To be done - Copy out each line below exactly as it appears.

Supplied material -

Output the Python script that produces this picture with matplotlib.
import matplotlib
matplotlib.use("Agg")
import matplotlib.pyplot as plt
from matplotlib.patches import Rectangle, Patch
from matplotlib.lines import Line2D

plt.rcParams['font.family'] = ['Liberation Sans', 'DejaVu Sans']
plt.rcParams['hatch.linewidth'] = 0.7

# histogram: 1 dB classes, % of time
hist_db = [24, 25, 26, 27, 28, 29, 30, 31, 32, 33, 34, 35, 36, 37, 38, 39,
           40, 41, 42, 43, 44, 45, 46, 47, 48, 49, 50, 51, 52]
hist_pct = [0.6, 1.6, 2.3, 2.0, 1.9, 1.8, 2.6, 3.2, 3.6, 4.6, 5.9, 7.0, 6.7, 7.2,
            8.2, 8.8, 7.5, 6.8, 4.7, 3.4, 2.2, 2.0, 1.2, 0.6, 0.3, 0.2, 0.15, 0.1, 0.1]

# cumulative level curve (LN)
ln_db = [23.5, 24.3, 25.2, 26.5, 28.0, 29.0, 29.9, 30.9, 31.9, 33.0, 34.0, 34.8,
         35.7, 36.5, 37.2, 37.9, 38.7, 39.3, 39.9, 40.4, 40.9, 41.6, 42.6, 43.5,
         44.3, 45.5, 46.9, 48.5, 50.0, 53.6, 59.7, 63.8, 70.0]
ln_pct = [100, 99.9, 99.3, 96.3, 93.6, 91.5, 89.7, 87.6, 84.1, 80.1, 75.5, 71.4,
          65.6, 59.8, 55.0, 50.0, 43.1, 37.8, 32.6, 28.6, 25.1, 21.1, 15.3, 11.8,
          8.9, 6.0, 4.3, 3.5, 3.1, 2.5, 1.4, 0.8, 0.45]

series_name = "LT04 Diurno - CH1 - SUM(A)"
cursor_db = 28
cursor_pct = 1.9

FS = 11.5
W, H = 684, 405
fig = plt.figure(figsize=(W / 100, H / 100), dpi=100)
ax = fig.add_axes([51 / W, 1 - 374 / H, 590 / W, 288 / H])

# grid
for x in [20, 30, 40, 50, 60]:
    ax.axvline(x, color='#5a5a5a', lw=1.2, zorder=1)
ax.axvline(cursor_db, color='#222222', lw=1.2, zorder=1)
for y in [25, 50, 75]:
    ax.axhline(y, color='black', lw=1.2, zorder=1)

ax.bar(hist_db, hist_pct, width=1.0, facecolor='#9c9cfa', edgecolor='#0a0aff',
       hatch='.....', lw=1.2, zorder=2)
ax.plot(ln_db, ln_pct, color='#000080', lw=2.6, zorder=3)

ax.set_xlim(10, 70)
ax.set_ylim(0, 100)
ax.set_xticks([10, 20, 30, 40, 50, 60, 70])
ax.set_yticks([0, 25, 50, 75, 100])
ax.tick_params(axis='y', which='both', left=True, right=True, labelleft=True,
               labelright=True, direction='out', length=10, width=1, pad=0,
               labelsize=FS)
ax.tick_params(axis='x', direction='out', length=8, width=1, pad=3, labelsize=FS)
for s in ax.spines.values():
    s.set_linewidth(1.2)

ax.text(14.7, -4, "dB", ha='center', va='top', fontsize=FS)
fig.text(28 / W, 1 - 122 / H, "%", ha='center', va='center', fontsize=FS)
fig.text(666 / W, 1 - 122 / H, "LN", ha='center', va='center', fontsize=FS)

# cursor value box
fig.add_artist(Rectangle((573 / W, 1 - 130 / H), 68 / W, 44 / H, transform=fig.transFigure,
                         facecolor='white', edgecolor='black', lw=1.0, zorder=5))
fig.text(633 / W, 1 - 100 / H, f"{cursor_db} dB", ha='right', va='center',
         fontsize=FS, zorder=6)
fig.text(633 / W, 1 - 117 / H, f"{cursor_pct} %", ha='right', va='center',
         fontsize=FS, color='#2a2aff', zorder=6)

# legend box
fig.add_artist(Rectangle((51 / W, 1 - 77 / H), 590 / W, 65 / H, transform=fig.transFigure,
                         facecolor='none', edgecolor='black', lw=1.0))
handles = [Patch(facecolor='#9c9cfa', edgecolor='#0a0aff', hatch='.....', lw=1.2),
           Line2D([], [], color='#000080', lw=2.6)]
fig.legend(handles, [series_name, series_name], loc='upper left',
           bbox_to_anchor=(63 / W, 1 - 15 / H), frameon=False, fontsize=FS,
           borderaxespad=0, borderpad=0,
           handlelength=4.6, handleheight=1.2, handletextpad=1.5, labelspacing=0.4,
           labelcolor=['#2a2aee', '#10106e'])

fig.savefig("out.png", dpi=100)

Finished answer -
Output the Python script that produces this picture with matplotlib.
import matplotlib
matplotlib.use("Agg")
import matplotlib.pyplot as plt
from matplotlib.patches import Rectangle, Patch
from matplotlib.lines import Line2D

plt.rcParams['font.family'] = ['Liberation Sans', 'DejaVu Sans']
plt.rcParams['hatch.linewidth'] = 0.7

# histogram: 1 dB classes, % of time
hist_db = [24, 25, 26, 27, 28, 29, 30, 31, 32, 33, 34, 35, 36, 37, 38, 39,
           40, 41, 42, 43, 44, 45, 46, 47, 48, 49, 50, 51, 52]
hist_pct = [0.6, 1.6, 2.3, 2.0, 1.9, 1.8, 2.6, 3.2, 3.6, 4.6, 5.9, 7.0, 6.7, 7.2,
            8.2, 8.8, 7.5, 6.8, 4.7, 3.4, 2.2, 2.0, 1.2, 0.6, 0.3, 0.2, 0.15, 0.1, 0.1]

# cumulative level curve (LN)
ln_db = [23.5, 24.3, 25.2, 26.5, 28.0, 29.0, 29.9, 30.9, 31.9, 33.0, 34.0, 34.8,
         35.7, 36.5, 37.2, 37.9, 38.7, 39.3, 39.9, 40.4, 40.9, 41.6, 42.6, 43.5,
         44.3, 45.5, 46.9, 48.5, 50.0, 53.6, 59.7, 63.8, 70.0]
ln_pct = [100, 99.9, 99.3, 96.3, 93.6, 91.5, 89.7, 87.6, 84.1, 80.1, 75.5, 71.4,
          65.6, 59.8, 55.0, 50.0, 43.1, 37.8, 32.6, 28.6, 25.1, 21.1, 15.3, 11.8,
          8.9, 6.0, 4.3, 3.5, 3.1, 2.5, 1.4, 0.8, 0.45]

series_name = "LT04 Diurno - CH1 - SUM(A)"
cursor_db = 28
cursor_pct = 1.9

FS = 11.5
W, H = 684, 405
fig = plt.figure(figsize=(W / 100, H / 100), dpi=100)
ax = fig.add_axes([51 / W, 1 - 374 / H, 590 / W, 288 / H])

# grid
for x in [20, 30, 40, 50, 60]:
    ax.axvline(x, color='#5a5a5a', lw=1.2, zorder=1)
ax.axvline(cursor_db, color='#222222', lw=1.2, zorder=1)
for y in [25, 50, 75]:
    ax.axhline(y, color='black', lw=1.2, zorder=1)

ax.bar(hist_db, hist_pct, width=1.0, facecolor='#9c9cfa', edgecolor='#0a0aff',
       hatch='.....', lw=1.2, zorder=2)
ax.plot(ln_db, ln_pct, color='#000080', lw=2.6, zorder=3)

ax.set_xlim(10, 70)
ax.set_ylim(0, 100)
ax.set_xticks([10, 20, 30, 40, 50, 60, 70])
ax.set_yticks([0, 25, 50, 75, 100])
ax.tick_params(axis='y', which='both', left=True, right=True, labelleft=True,
               labelright=True, direction='out', length=10, width=1, pad=0,
               labelsize=FS)
ax.tick_params(axis='x', direction='out', length=8, width=1, pad=3, labelsize=FS)
for s in ax.spines.values():
    s.set_linewidth(1.2)

ax.text(14.7, -4, "dB", ha='center', va='top', fontsize=FS)
fig.text(28 / W, 1 - 122 / H, "%", ha='center', va='center', fontsize=FS)
fig.text(666 / W, 1 - 122 / H, "LN", ha='center', va='center', fontsize=FS)

# cursor value box
fig.add_artist(Rectangle((573 / W, 1 - 130 / H), 68 / W, 44 / H, transform=fig.transFigure,
                         facecolor='white', edgecolor='black', lw=1.0, zorder=5))
fig.text(633 / W, 1 - 100 / H, f"{cursor_db} dB", ha='right', va='center',
         fontsize=FS, zorder=6)
fig.text(633 / W, 1 - 117 / H, f"{cursor_pct} %", ha='right', va='center',
         fontsize=FS, color='#2a2aff', zorder=6)

# legend box
fig.add_artist(Rectangle((51 / W, 1 - 77 / H), 590 / W, 65 / H, transform=fig.transFigure,
                         facecolor='none', edgecolor='black', lw=1.0))
handles = [Patch(facecolor='#9c9cfa', edgecolor='#0a0aff', hatch='.....', lw=1.2),
           Line2D([], [], color='#000080', lw=2.6)]
fig.legend(handles, [series_name, series_name], loc='upper left',
           bbox_to_anchor=(63 / W, 1 - 15 / H), frameon=False, fontsize=FS,
           borderaxespad=0, borderpad=0,
           handlelength=4.6, handleheight=1.2, handletextpad=1.5, labelspacing=0.4,
           labelcolor=['#2a2aee', '#10106e'])

fig.savefig("out.png", dpi=100)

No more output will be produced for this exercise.